Water Tower (Tank)-Erected in 1896 as part of campus water system designed by Professors William F. Patton and Lingan S. Randolph; 110 ft. high; held 50,000 gallons of water. Disassembled 1957.

West Campus Signature Gateway-Constructed 2008; cost $325,000; located at West Campus Drive entrance to campus off Prices Fork Road; gift of Class of 1958. Dedicated Oct. 3, 2008.

Wind Tunnels-The university started acquiring wind tunnels in 1958. The various wind tunnels include the following: (1) Stability wind tunnel, originally built at NASA Langley Aeronautical Laboratory in 1940; acquired 1958; erected 1959-61. (2) Open-jet wind tunnel; constructed by Virginia Tech faculty. (3) Boundary layer wind tunnel, acquired or built around 1978. (4) Subsonic wind tunnel. (5) Low-speed compressor cascade wind tunnel. (6) Transonic cascade wind tunnel. (7) Supersonic wind tunnel; installed 1963. The trio of hypersonic, subsonic, and supersonic wind tunnels at one time created the most comprehensive combination of wind tunnel testing facilities on any campus in the U.S.
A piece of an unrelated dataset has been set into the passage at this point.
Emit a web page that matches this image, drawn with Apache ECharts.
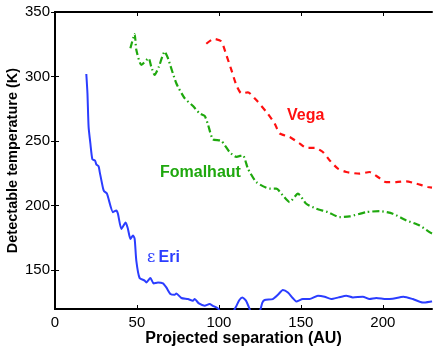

World War I Monument- During commencement ceremonies in 1919,Virginia Tech unveiled a monument erected by the class of 1919 “in memory of the alumni of Virginia Polytechnic Institute who gave their lives in France—1917-18.” The monument, known popularly as “The Rock,” was unveiled in a simple ceremony by Charlotte Matthews Moore, widow of Lt. Arthur Blakie “Rusty” Moore, one of the 11 dead being honored. Beginning with the unveiling ceremony and throughout the years since the unveiling, all cadets salute the monument as they pass it. It has also been the site of Memorial Day ceremonies.